§ REQUIREMENTS
Copy exactly, and only, the lines below from the first through the one containing "in range(1, 13)]", both included; pictures are omitted.

--------------------

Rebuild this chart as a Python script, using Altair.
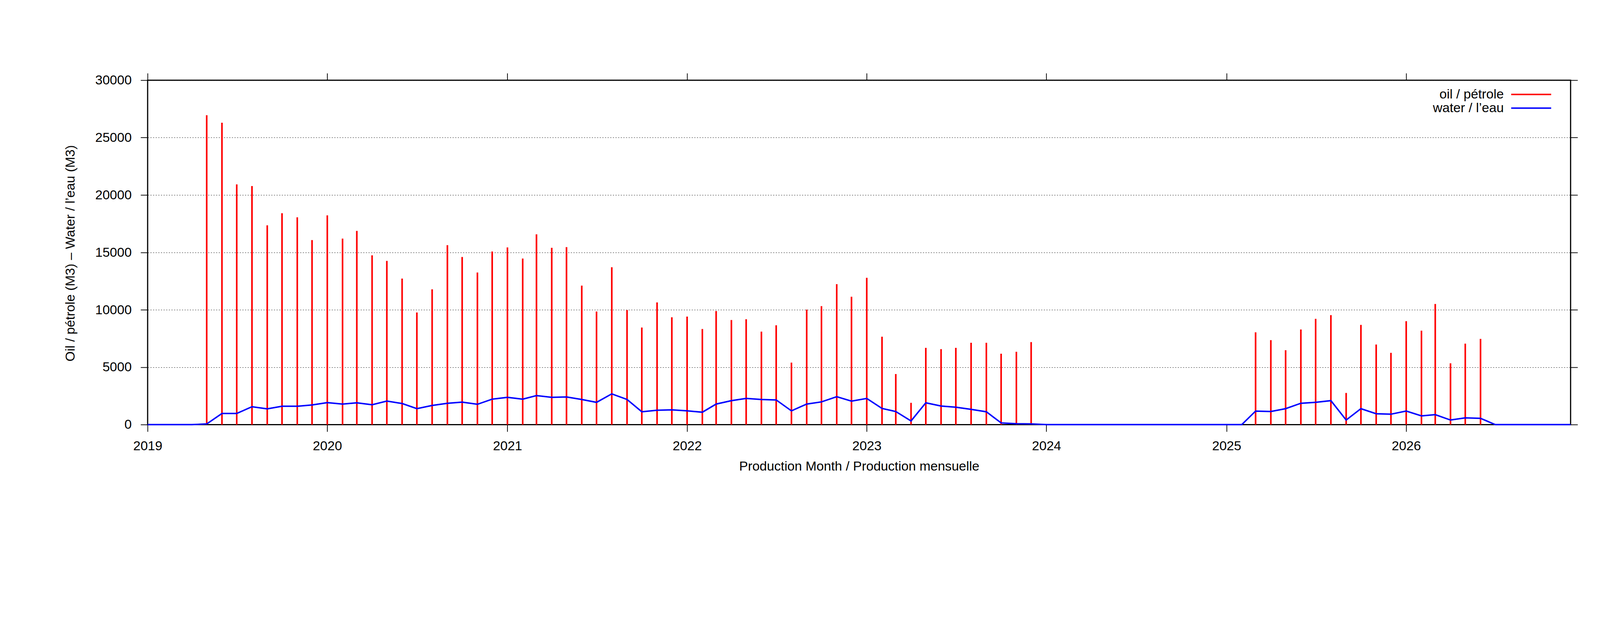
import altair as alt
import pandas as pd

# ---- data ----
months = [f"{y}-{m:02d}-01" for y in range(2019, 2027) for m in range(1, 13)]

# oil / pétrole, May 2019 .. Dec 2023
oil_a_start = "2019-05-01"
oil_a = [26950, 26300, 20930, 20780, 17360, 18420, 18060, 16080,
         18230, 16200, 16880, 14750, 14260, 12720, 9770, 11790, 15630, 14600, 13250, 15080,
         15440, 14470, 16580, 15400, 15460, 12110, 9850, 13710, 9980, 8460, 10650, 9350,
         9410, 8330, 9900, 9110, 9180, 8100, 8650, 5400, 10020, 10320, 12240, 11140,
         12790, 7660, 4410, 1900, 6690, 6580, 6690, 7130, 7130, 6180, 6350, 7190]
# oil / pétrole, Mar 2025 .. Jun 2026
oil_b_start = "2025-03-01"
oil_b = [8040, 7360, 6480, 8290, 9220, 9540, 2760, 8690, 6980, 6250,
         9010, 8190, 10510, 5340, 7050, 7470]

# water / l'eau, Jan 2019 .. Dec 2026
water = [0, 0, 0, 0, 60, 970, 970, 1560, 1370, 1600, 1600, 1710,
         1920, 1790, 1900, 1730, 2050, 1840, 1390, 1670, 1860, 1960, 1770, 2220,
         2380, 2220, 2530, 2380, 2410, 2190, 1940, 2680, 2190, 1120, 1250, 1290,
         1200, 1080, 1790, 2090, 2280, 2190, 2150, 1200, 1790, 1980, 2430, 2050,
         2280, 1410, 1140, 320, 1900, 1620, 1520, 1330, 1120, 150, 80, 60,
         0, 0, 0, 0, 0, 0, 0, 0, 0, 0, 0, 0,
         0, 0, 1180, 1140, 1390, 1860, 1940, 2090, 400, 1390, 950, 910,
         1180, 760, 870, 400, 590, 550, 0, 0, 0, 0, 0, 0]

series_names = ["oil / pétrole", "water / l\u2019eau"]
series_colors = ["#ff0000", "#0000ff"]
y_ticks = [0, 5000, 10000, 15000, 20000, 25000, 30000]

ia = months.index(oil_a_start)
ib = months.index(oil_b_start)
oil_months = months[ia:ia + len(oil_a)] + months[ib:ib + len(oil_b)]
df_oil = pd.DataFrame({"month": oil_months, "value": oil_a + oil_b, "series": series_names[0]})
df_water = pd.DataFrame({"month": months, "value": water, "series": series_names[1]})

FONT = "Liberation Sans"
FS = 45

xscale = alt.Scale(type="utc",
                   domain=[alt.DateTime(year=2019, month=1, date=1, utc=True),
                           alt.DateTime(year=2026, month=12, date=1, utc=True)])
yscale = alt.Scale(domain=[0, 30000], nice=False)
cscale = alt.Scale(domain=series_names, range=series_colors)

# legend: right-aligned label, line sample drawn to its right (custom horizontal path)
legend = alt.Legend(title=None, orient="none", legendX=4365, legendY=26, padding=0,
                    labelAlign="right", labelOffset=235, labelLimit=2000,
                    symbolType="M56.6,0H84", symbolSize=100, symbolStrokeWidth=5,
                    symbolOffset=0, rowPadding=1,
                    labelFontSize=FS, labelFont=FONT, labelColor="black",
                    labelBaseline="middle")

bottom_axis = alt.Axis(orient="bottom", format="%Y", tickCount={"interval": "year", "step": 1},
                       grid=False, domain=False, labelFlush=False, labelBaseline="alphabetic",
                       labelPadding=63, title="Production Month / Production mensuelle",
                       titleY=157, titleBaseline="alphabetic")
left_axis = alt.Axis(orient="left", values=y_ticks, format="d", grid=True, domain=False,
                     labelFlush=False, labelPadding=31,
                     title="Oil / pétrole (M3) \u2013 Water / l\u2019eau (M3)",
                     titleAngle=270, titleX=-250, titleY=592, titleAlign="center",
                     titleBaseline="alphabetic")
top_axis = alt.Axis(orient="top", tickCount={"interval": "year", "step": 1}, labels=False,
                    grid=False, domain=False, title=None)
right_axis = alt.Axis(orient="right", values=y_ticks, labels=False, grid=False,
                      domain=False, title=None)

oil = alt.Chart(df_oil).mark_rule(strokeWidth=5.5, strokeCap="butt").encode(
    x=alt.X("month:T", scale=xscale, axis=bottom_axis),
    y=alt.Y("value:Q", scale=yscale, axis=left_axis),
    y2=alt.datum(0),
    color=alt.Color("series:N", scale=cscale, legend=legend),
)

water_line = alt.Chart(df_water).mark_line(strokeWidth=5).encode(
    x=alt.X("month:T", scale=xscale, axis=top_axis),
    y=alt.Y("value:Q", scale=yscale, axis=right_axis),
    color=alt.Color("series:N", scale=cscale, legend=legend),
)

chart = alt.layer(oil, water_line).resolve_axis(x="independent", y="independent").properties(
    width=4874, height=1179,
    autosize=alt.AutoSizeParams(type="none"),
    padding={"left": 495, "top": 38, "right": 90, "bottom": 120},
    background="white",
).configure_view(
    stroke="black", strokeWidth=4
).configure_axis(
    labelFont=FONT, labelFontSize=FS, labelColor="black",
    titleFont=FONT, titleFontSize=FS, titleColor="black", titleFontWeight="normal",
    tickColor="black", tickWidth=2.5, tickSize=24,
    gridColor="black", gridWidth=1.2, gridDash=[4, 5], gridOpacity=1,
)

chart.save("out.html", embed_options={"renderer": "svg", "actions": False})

--------------------

§ RESPONSE TO THE EXERCISE
Rebuild this chart as a Python script, using Altair.
import altair as alt
import pandas as pd

# ---- data ----
months = [f"{y}-{m:02d}-01" for y in range(2019, 2027) for m in range(1, 13)]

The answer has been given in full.